*WHAT IS EXPECTED*:
Scan the data for lines with "this" and report the count by itself.

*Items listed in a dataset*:

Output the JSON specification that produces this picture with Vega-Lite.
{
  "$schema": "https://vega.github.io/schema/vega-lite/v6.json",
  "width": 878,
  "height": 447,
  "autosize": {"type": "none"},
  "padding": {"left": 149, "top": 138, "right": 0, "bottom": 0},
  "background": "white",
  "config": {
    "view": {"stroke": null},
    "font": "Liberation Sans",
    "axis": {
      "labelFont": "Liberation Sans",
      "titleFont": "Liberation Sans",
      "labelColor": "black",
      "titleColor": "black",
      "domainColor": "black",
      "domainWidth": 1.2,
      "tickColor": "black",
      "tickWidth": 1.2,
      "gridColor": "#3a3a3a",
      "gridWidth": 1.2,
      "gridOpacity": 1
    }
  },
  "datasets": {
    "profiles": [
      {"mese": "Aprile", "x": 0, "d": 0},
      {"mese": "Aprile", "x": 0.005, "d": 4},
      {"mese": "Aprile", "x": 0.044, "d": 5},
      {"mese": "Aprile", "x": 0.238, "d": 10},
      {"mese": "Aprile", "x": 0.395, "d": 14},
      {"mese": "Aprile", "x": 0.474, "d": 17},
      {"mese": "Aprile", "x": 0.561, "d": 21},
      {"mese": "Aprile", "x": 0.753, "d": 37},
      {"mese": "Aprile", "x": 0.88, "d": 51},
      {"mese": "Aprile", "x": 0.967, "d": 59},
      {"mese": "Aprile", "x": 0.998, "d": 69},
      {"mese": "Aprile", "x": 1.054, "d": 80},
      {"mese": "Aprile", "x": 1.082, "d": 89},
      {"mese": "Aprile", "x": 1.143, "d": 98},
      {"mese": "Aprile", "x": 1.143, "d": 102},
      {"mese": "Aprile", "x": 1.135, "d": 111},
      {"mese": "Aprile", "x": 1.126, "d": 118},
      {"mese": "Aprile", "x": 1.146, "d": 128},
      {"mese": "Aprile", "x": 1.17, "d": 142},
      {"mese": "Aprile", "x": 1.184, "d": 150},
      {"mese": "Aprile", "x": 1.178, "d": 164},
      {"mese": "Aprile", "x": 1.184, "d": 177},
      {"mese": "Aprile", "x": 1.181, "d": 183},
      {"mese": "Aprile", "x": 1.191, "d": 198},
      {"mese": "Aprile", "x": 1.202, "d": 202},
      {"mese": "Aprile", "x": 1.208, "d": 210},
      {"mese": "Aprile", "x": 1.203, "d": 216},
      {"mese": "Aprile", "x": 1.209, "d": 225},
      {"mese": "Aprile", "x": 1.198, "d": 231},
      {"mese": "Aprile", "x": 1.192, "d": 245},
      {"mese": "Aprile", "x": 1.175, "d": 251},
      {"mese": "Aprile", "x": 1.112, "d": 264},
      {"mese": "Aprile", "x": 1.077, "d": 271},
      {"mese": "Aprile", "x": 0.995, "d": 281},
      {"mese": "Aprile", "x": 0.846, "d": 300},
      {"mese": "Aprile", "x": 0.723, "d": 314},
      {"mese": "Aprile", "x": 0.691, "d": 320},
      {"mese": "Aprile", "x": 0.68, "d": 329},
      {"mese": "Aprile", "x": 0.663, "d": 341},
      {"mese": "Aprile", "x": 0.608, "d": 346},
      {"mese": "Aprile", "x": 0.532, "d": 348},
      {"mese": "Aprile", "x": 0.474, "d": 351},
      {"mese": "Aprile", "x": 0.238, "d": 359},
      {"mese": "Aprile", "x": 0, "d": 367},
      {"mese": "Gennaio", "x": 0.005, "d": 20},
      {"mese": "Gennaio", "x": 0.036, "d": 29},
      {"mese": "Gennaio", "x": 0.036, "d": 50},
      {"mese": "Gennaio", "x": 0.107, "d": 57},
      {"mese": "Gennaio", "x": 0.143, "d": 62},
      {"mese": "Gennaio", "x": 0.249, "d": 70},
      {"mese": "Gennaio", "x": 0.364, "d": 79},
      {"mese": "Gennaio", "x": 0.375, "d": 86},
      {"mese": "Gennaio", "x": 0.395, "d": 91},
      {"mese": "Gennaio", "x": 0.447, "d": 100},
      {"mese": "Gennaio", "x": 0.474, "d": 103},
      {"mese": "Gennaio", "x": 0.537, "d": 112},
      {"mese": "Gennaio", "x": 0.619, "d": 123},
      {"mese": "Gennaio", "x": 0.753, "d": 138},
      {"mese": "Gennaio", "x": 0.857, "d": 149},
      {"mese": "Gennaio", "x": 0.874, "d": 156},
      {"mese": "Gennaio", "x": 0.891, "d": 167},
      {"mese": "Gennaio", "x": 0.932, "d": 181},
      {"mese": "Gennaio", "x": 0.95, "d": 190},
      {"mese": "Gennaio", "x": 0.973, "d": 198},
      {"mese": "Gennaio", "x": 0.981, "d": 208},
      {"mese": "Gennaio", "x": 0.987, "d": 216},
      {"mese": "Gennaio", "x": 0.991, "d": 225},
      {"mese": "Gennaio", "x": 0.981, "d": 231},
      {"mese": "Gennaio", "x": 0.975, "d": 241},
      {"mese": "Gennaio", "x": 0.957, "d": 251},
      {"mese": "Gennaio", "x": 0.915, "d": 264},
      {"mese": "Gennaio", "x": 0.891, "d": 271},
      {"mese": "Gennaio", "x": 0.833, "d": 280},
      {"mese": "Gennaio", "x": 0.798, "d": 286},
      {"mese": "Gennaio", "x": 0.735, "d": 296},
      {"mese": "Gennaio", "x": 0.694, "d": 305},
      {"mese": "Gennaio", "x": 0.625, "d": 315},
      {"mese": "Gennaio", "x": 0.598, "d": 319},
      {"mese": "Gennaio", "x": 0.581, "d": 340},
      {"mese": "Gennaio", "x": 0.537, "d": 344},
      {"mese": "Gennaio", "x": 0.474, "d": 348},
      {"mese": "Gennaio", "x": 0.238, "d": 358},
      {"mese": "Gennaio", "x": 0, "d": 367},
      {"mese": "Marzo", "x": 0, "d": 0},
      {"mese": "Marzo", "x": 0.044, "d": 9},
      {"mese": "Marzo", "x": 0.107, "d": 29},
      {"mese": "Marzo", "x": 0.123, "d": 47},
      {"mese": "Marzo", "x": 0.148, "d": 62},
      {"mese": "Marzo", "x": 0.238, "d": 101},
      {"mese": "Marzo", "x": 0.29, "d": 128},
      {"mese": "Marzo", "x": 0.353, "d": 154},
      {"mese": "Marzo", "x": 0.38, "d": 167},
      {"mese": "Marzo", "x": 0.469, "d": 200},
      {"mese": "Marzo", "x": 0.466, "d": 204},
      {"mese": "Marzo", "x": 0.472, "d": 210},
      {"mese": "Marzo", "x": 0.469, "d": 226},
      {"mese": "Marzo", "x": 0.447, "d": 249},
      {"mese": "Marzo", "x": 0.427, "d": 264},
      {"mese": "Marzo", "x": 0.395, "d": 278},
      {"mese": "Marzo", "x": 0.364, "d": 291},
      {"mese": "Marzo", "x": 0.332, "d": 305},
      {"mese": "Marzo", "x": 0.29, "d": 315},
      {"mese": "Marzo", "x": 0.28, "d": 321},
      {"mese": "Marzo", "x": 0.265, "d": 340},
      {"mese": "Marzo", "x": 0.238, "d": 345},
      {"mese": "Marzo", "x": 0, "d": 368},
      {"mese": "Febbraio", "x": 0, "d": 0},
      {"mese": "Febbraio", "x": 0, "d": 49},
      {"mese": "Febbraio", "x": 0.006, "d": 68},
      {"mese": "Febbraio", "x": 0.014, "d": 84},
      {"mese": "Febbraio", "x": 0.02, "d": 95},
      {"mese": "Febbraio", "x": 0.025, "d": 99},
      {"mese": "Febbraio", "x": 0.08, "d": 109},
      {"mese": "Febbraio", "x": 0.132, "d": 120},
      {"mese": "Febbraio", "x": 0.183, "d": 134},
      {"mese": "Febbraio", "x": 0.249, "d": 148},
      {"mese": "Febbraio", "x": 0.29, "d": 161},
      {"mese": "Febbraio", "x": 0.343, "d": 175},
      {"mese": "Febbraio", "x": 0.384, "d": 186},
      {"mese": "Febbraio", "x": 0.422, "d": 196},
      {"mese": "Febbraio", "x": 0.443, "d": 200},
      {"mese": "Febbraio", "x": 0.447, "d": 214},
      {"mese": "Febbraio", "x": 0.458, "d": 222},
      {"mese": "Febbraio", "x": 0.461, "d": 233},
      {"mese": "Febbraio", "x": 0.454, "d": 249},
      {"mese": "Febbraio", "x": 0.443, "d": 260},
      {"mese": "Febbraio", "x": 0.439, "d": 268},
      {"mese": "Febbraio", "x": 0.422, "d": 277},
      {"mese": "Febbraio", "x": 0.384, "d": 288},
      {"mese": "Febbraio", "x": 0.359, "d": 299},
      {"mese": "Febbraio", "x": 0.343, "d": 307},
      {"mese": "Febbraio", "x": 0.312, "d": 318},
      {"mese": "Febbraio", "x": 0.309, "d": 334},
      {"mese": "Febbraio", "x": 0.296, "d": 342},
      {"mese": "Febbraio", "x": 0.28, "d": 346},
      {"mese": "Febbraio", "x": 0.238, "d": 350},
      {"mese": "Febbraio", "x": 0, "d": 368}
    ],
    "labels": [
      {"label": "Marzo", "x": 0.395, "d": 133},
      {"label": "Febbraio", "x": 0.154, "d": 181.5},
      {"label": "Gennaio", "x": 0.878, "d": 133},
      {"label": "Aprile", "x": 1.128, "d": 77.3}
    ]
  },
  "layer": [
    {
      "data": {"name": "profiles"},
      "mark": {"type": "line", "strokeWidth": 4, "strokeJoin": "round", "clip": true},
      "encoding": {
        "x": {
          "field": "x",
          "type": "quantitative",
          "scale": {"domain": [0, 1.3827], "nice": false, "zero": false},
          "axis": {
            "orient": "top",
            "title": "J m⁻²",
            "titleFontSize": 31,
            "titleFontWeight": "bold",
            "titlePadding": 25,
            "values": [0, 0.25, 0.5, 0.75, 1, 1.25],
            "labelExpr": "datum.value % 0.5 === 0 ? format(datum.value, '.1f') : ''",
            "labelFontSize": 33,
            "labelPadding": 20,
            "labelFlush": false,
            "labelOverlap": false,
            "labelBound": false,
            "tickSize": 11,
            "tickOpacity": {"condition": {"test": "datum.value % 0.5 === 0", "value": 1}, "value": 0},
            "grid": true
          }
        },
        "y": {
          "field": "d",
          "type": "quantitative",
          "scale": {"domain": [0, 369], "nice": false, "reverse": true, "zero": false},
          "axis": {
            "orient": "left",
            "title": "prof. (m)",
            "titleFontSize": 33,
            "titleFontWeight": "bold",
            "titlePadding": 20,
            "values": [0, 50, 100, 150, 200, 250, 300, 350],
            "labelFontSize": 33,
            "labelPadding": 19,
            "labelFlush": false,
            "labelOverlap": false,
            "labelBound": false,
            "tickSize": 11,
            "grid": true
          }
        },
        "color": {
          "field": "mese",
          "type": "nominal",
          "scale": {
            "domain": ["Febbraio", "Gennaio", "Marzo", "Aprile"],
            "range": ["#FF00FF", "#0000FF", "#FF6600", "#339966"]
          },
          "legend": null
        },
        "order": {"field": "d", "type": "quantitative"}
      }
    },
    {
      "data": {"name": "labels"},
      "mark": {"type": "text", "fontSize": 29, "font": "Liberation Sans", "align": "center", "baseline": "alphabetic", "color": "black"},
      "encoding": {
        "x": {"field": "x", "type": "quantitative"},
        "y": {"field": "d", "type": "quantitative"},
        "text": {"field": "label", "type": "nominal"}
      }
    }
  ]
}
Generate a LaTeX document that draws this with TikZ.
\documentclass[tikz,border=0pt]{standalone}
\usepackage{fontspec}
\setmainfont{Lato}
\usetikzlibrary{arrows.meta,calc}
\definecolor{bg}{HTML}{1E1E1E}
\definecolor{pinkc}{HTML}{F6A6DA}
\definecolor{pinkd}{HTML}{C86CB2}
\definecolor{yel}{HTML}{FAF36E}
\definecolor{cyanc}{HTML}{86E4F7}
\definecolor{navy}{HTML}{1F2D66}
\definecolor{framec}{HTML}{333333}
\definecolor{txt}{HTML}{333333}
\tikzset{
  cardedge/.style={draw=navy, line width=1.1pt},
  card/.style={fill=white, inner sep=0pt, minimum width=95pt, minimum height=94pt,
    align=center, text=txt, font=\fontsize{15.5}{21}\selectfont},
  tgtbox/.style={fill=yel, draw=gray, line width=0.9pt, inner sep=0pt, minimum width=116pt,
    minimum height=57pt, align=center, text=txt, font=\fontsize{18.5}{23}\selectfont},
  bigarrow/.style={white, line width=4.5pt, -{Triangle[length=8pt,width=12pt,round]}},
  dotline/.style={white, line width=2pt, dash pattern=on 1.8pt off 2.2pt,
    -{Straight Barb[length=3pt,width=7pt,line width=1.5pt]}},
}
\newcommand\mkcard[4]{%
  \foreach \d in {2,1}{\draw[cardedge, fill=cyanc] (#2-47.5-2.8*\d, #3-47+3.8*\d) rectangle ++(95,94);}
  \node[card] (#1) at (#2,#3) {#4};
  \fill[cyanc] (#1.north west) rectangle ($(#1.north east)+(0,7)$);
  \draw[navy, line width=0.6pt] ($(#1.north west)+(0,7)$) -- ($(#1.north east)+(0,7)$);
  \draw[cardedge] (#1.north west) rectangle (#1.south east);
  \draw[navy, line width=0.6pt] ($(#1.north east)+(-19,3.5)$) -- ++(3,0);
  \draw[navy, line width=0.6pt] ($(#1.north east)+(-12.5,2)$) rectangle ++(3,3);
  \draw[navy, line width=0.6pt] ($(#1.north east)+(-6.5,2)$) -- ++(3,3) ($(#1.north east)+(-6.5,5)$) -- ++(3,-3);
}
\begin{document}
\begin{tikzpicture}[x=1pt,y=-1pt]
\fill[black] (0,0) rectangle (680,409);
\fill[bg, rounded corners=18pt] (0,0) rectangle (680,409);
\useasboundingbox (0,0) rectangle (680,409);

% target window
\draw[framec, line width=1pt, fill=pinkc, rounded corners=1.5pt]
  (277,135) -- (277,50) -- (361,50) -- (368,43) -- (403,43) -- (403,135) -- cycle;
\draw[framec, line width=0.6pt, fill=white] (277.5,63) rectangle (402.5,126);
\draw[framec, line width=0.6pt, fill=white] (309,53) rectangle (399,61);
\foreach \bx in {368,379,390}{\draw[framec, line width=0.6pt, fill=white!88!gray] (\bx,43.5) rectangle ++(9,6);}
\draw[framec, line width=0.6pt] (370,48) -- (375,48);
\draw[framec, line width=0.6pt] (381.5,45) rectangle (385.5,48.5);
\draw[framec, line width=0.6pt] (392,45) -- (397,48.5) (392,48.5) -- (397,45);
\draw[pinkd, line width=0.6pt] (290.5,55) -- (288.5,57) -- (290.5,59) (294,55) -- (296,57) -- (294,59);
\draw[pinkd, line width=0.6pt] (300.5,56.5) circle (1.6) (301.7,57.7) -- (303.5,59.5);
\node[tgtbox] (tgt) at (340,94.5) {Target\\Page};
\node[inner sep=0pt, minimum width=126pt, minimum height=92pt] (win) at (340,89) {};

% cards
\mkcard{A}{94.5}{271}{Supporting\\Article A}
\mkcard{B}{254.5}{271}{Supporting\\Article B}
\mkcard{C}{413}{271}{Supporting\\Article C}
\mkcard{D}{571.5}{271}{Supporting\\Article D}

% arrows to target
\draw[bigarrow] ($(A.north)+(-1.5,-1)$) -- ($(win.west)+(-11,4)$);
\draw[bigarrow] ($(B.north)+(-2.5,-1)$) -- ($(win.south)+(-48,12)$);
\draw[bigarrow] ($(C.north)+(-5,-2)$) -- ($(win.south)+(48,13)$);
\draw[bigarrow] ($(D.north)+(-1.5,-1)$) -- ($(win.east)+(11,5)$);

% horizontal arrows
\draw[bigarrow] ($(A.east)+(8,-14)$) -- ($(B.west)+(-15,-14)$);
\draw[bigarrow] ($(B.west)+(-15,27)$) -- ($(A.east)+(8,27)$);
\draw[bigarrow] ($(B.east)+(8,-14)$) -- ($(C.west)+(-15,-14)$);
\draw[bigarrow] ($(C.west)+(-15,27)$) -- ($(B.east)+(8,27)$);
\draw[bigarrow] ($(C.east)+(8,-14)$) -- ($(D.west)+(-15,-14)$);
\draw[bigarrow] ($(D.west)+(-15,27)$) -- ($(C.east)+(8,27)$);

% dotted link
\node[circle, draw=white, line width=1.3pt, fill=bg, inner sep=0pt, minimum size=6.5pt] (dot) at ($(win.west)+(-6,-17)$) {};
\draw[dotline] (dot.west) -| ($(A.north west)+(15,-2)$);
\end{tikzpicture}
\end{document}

*SOLUTION TO THE PROBLEM*:
2